Effects of Zn substitution for Cu on superconducting and normal-state properties of (La,Sr)2CuO4, (Nd,Ce,Sr)2CuO4, and (Nd,Ce)2CuO4

Abstract

Superconducting and normal-state properties of Zn-doped samples of ${\mathrm{La}}_{1.85}$ ${\mathrm{Sr}}_{0.15}$ ${\mathrm{Cu}}_{1\mathrm{-}\mathit{x}}$ ${\mathrm{Zn}}_{\mathit{x}}$ ${\mathrm{O}}_{4\mathrm{-}\mathrm{\delta }}$ (T phase), ${\mathrm{Nd}}_{1.4}$ ${\mathrm{Ce}}_{0.2}$ ${\mathrm{Sr}}_{0.4}$ ${\mathrm{Cu}}_{1\mathrm{-}\mathit{x}}$ ${\mathrm{Zn}}_{\mathit{x}}$ ${\mathrm{O}}_{4\mathrm{-}\mathrm{\delta }}$ (${\mathit{T}}^{\mathrm{*}}$ phase), and ${\mathrm{Nd}}_{1.85}$ ${\mathrm{Ce}}_{0.15}$ ${\mathrm{Cu}}_{1\mathrm{-}\mathit{x}}$ ${\mathrm{Zn}}_{\mathit{x}}$ ${\mathrm{O}}_{4\mathrm{-}\mathrm{\delta }}$ (T’ phase) are investigated for Zn content x in the range of 0–0.04. Zn doping alters the lattice parameters for the T and ${\mathit{T}}^{\mathrm{*}}$ phases but does not for the T’ phase.

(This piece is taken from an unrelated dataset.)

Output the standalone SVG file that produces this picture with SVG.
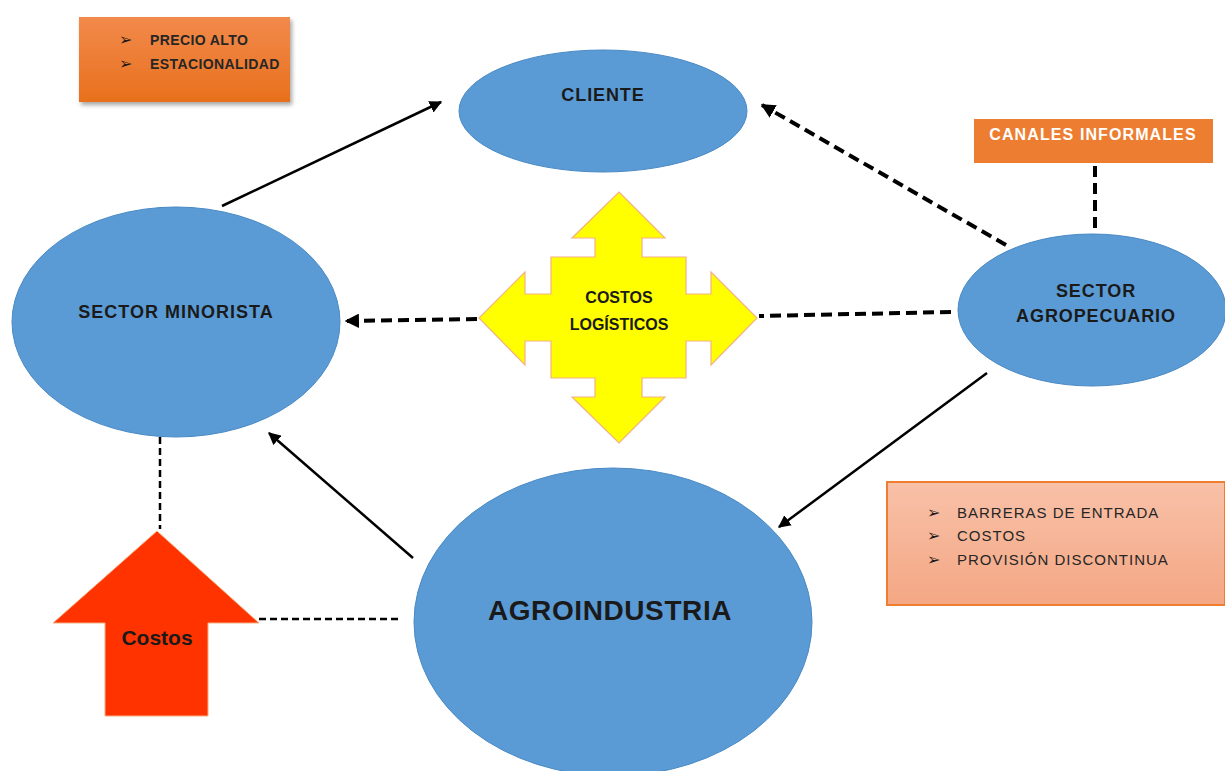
<svg xmlns="http://www.w3.org/2000/svg" width="1225" height="771" viewBox="0 0 1225 771">
<defs>
<style>
.ell{fill:#5b9bd5;stroke:#4a8ac4;stroke-width:1}
.lbl{font-family:"Liberation Sans",Arial,sans-serif;font-weight:bold;fill:#1a1a1a;text-anchor:middle}
.sm{font-family:"Liberation Sans",Arial,sans-serif;font-weight:bold;font-size:14px;fill:#262626;letter-spacing:0.4px}
.rg{font-family:"Liberation Sans",Arial,sans-serif;font-size:15px;fill:#262626;letter-spacing:1px}
.bul{font-family:"DejaVu Sans",sans-serif;font-size:16px;font-weight:bold;fill:#1a1a1a}
.solid{stroke:#000;stroke-width:2.5;fill:none}
.dash{stroke:#000;stroke-width:4;fill:none;stroke-dasharray:11 6}
.thin{stroke:#000;stroke-width:2.5;fill:none;stroke-dasharray:7 4}
</style>
<marker id="ah" viewBox="0 0 10 10" refX="9" refY="5" markerWidth="5" markerHeight="5" orient="auto" markerUnits="strokeWidth">
<path d="M0,0 L10,5 L0,10 z" fill="#000"/>
</marker>
<marker id="ahd" viewBox="0 0 10 10" refX="9" refY="5" markerWidth="3.6" markerHeight="3.6" orient="auto" markerUnits="strokeWidth">
<path d="M0,0 L10,5 L0,10 z" fill="#000"/>
</marker>
<linearGradient id="og" x1="0" y1="0" x2="0" y2="1">
<stop offset="0" stop-color="#f28a4c"/>
<stop offset="1" stop-color="#e8701c"/>
</linearGradient>
<linearGradient id="pg" x1="0" y1="0" x2="0" y2="1">
<stop offset="0" stop-color="#f8c1a8"/>
<stop offset="1" stop-color="#f4a784"/>
</linearGradient>
<filter id="sh" x="-10%" y="-10%" width="125%" height="130%">
<feDropShadow dx="2" dy="3" stdDeviation="2" flood-color="#000" flood-opacity="0.35"/>
</filter>
</defs>
<rect width="1225" height="771" fill="#fff"/>

<g id="connectors">
<line class="solid" x1="222" y1="206" x2="441" y2="102" marker-end="url(#ah)"/>
<line class="dash" x1="1006" y1="245" x2="762" y2="105" marker-end="url(#ahd)"/>
<line class="dash" x1="477" y1="319" x2="346" y2="321" marker-end="url(#ahd)"/>
<line class="dash" x1="951" y1="312" x2="759" y2="316"/>
<line class="solid" x1="413" y1="558" x2="269" y2="433" marker-end="url(#ah)"/>
<line class="solid" x1="987" y1="373" x2="779" y2="527" marker-end="url(#ah)"/>
<line class="thin" x1="160" y1="437" x2="160" y2="529"/>
<line class="thin" x1="259" y1="619" x2="400" y2="619"/>
<line class="dash" x1="1095" y1="166" x2="1095" y2="235" stroke-width="3" stroke-dasharray="10 7"/>
</g>

<g id="precio-box">
<rect x="79" y="17" width="211" height="85" fill="url(#og)" filter="url(#sh)"/>
<text class="bul" x="119" y="45">➢</text>
<text class="bul" x="119" y="69">➢</text>
<text class="sm" x="150" y="45">PRECIO ALTO</text>
<text class="sm" x="150" y="69">ESTACIONALIDAD</text>
</g>

<g id="cliente">
<ellipse class="ell" cx="603" cy="111" rx="144" ry="61"/>
<text class="lbl" x="603" y="101" font-size="18" letter-spacing="0.9">CLIENTE</text>
</g>

<g id="canales">
<rect x="974" y="119" width="239" height="44" fill="#ed7d31"/>
<text x="1093" y="140" font-family="'Liberation Sans',Arial,sans-serif" font-weight="bold" font-size="16" fill="#fff" text-anchor="middle" letter-spacing="1.1">CANALES INFORMALES</text>
</g>

<g id="minorista">
<ellipse class="ell" cx="176" cy="322" rx="164" ry="115"/>
<text class="lbl" x="176" y="318" font-size="18" letter-spacing="1">SECTOR MINORISTA</text>
</g>

<g id="costos-logisticos">
<path d="M619,192 L665,238 L642,238 L642,257 L686,257 L686,294 L711,294 L711,272 L757,318 L711,365 L711,341 L686,341 L686,378 L642,378 L642,397 L665,397 L619,443 L572,397 L595,397 L595,378 L551,378 L551,341 L525,341 L525,365 L479,318 L525,272 L525,294 L551,294 L551,257 L595,257 L595,238 L572,238 Z" fill="#ffff00" stroke="#f4b183" stroke-width="1.2"/>
<text class="lbl" x="619" y="303" font-size="16">COSTOS</text>
<text class="lbl" x="619" y="330" font-size="16">LOGÍSTICOS</text>
</g>

<g id="agropecuario">
<ellipse class="ell" cx="1092" cy="310" rx="134" ry="76"/>
<text class="lbl" x="1096" y="297" font-size="18" letter-spacing="0.9">SECTOR</text>
<text class="lbl" x="1096" y="322" font-size="18" letter-spacing="0.9">AGROPECUARIO</text>
</g>

<g id="barreras-box">
<rect x="887" y="482" width="338" height="123" fill="url(#pg)" stroke="#ed7d31" stroke-width="2"/>
<text class="bul" x="927" y="518">➢</text>
<text class="bul" x="927" y="541">➢</text>
<text class="bul" x="927" y="565">➢</text>
<text class="rg" x="957" y="518">BARRERAS DE ENTRADA</text>
<text class="rg" x="957" y="541">COSTOS</text>
<text class="rg" x="957" y="565">PROVISIÓN DISCONTINUA</text>
</g>

<g id="agroindustria">
<ellipse class="ell" cx="613" cy="622" rx="199" ry="154"/>
<text class="lbl" x="610" y="620" font-size="28" letter-spacing="0.6">AGROINDUSTRIA</text>
</g>

<g id="costos">
<path d="M157,531 L259,623 L208,623 L208,716 L105,716 L105,623 L53,623 Z" fill="#ff3300" stroke="#f4b183" stroke-width="1"/>
<text class="lbl" x="157" y="645" font-size="21">Costos</text>
</g>
</svg>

For all of the T, ${\mathit{T}}^{\mathrm{*}}$, and T’ phases, ${\mathit{T}}_{\mathit{c}}$, the Meissner signal, and the shielding signal monotonically decrease for increasing x. From the magnetic-susceptibility measurement, it is suspected that isolated Cu spins are induced around doped Zn in the T phase. As the Zn content increases, the magnitude of the Hall coefficient decreases in both T and T’ phases, while the carrier density, estimated from a chemical analysis, remains constant. Possible mechanisms for this are discussed.